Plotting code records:
** START **
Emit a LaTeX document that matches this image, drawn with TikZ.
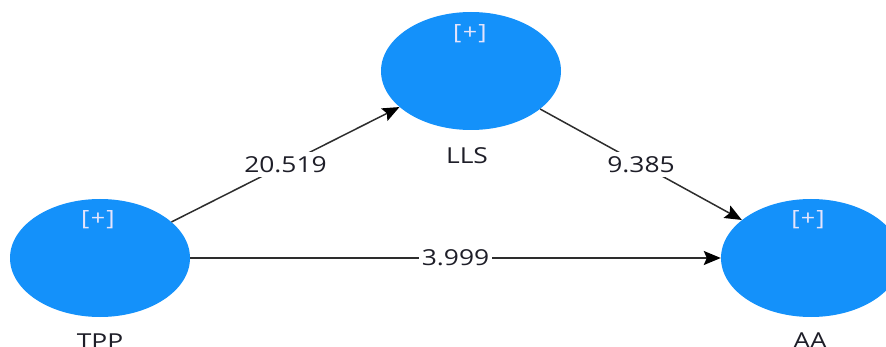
\documentclass[tikz,border=0pt]{standalone}
\usepackage{fontspec}
\setmainfont{Open Sans}
\newfontfamily\lblfont[FakeStretch=1.2]{Open Sans}
\newfontfamily\plusfont[FakeStretch=1.2,LetterSpace=6]{Open Sans}
\usetikzlibrary{shapes.geometric,arrows.meta}
\definecolor{lvblue}{RGB}{20,145,250}
\definecolor{lvtext}{RGB}{30,30,40}
\definecolor{lvline}{RGB}{45,45,45}
\definecolor{lvplus}{RGB}{228,228,252}
\tikzset{
  latent/.style={ellipse, fill=lvblue, draw=none, minimum width=180pt, minimum height=118pt, inner sep=0pt},
  varname/.style={text=lvtext, font=\lblfont\fontsize{22}{26}\selectfont, inner sep=0pt},
  plusmark/.style={text=lvplus, font=\plusfont\fontsize{21}{24}\selectfont, inner sep=0pt},
  edge/.style={draw=lvline, line width=1.5pt, -{Stealth[length=17pt,width=14pt,inset=3pt,color=black]}},
  tval/.style={text=lvtext, font=\lblfont\fontsize{22}{26}\selectfont, fill=white, inner xsep=3pt, inner ysep=4pt},
}
\begin{document}
\begin{tikzpicture}[x=1pt,y=-1pt]
  \useasboundingbox (0,0) rectangle (886,347);
  % latent variables
  \node[latent] (LLS) at (471,71) {};
  \node[latent] (TPP) at (100,258) {};
  \node[latent] (AA)  at (811,258) {};
  % collapse markers
  \node[plusmark] (LLSp) at (470,34) {[+]};
  \node[plusmark] (TPPp) at (98,220) {[+]};
  \node[plusmark] (AAp)  at (808,220) {[+]};
  % variable names
  \node[varname] (LLSn) at (467,156) {LLS};
  \node[varname] (TPPn) at (100,342) {TPP};
  \node[varname] (AAn)  at (810,341) {AA};
  % paths with t-values
  \draw[edge] (TPP) -- node[tval] (v1) {20.519} (LLS);
  \draw[edge] (LLS) -- node[tval] (v2) {9.385} (AA);
  \draw[edge] (TPP) -- node[tval] (v3) {3.999} (AA);
\end{tikzpicture}
\end{document}
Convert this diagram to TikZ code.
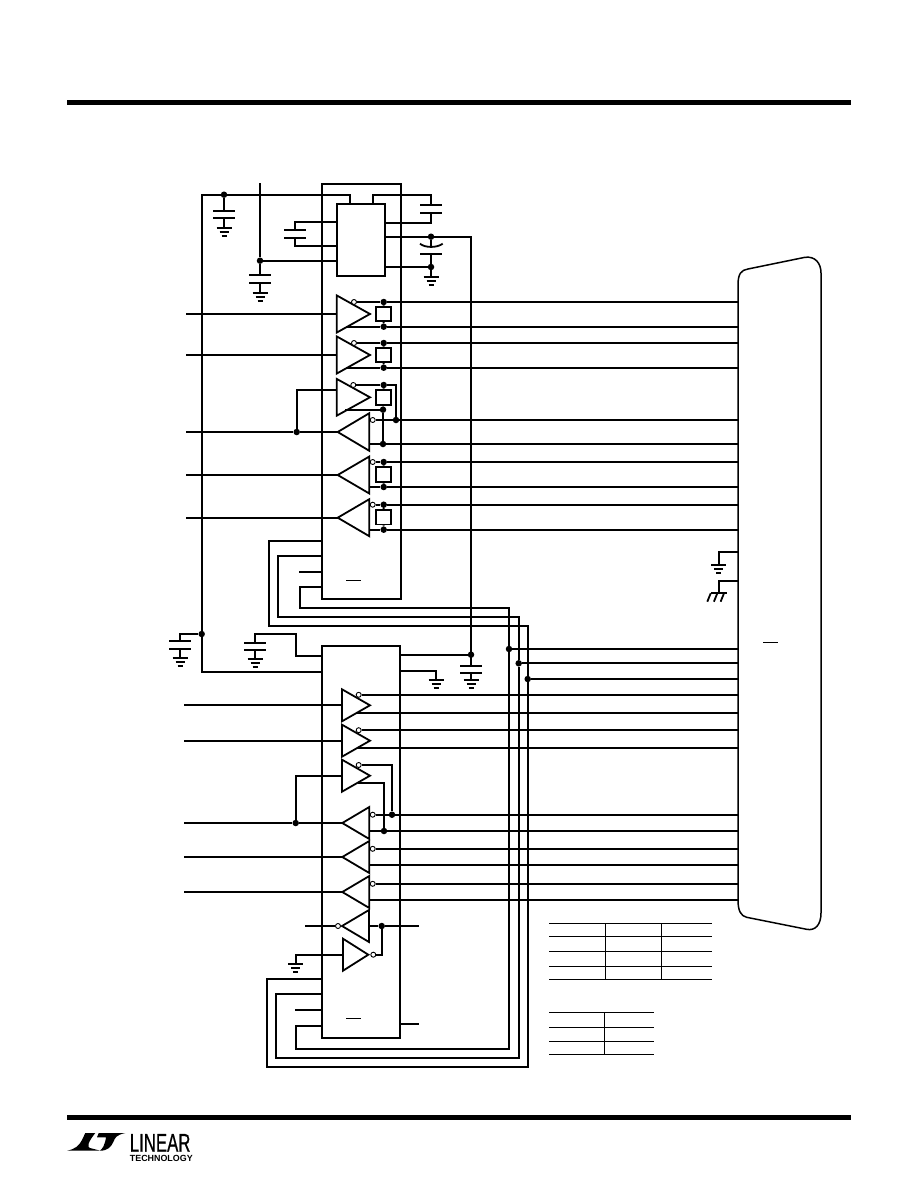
** END **
Pick out all lines containing the string "with".

* **In response**:
Emit a LaTeX document that matches this image, drawn with TikZ.
  % paths with t-values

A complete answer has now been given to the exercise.